I wanted to tell the vendor everything I was thinking, but I could hardly find the words in English, let alone Spanish. I wanted him to know that we were feeling vulnerable and needed espacio. That we’d taken too many drogas by mistake, but not the bad kind, just the kind that make it really hard to be startled by a Mexican Mime in the middle of a crowded park on a holiday. I wanted to tell him that I understood his need to hustle, but what did he think we wanted with cheap figurines and dulces? Couldn’t he have targeted tourists who at least had their eyes open?
But what came out instead was, “¡Déjame!” Simple, understated, effective. And when he did finally fuck off, I counted to ten and looked over my shoulder for more mimes before closing my eyes to resume my fraught attempt at inner peace amid outer chaos.
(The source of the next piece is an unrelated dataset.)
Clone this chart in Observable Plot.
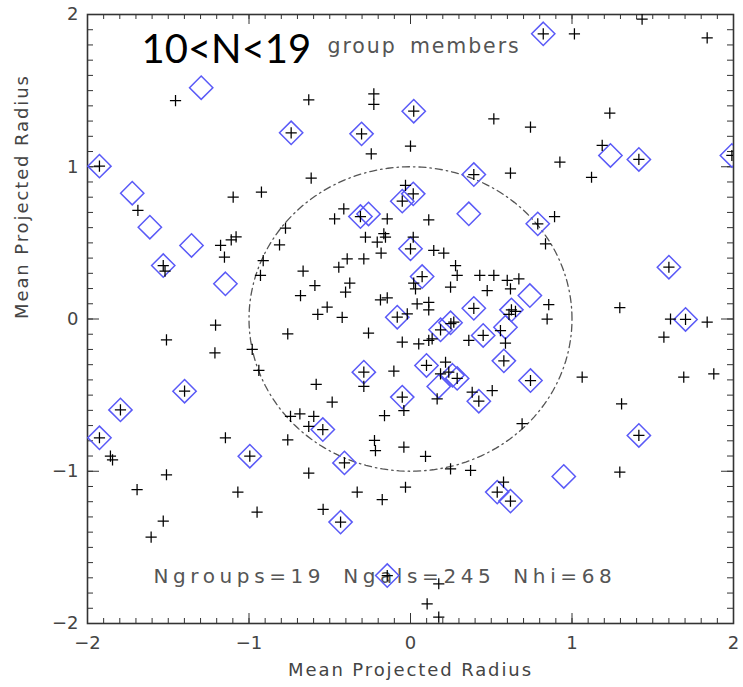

I did not find peace. Instead, what I saw there in the back of my eyelids was a chubby red dragon, adolescent but enormous, writhing in anguish. He was in wet hot hysterics. Tears poured from his eyes, and his shoulders heaved with sobs as he sat on his butt with his stumpy legs outstretched in front of his slumped scaly potbelly. My dragon - I guess he was mine - had completely fallen apart. Like a child lost in the grocery store, his composure voided, he sought to comfort himself with the last-resort salve of rage-crying.
What I saw there in the back of my eyelids was the gatekeeper of my boundaries in archetypal form. The line between Self and World had been disturbed, the perimeter breached, and in the scramble to find my words - first in my native tongue, then in a foreign language all while psilocybin coursed through my veins - this gargoyle threw a tantrum that I will never unsee. He’d been caught off-duty. The mushrooms put him down for a nap, so when he was startled awake, unable to defend the castle with his claws and fire, all he could do was crumple pitifully against the orange wall of my mind’s eye.
Though the mycelium eventually showed mercy, our nervous systems implored us to escape the potent nucleus of the chaotic celebration of death. We linked arms and slid by groups of middle-aged women in colonial dress swaying in a slow synchronized line dance. We fancy-footed our way through children chasing each other around the coyote fountain. We said, “¡no gracias!” to ten more vendors before finally hitting a quiet street.
I told Sean about the dragon. I was struck by this unexpected discovery that such a creature existed at the port of my consciousness. As we meandered around the neighborhood, an unusual facade caught our attention: A red stucco wall with white ornamental tracery in the repeated shape of a whimsical clover topped with a balustrade. The reason we noticed it is because it seemed to go on forever. The wall fortified an entire block at least.
The wall was low enough that we could see the Spanish tile roofs of a few different structures. We followed the wall until we ran into an open door. Above the entrance hung two small flags, one European Union, and one Italian.
We entered to find a beautifully manicured courtyard. Nothing gave us the impression that we weren’t allowed to be there, so we strolled along the brick footpaths and admired the small sculptures on the pristine patches of lawn. The symmetry of the courtyard was the unscrambling elixir our brains were craving. The birdsong quiet, the gurgling of a damask-shaped water feature, the gentle smiles of other visitors. Restoration was on the horizon.
We stopped abruptly, our attention caught by a sculpture no taller than three feet. It was simple, ceramic-like. Our gaze was transfixed on the piece, our mouths muttering our shock.
It was a young woman next to a dragon. The dragon was much bigger than the girl, but he belonged to her. He sat on his butt with his stumpy legs outstretched in front of his slumped scaly potbelly. Within the serene order of the garden fortress, they sat contented and tearless.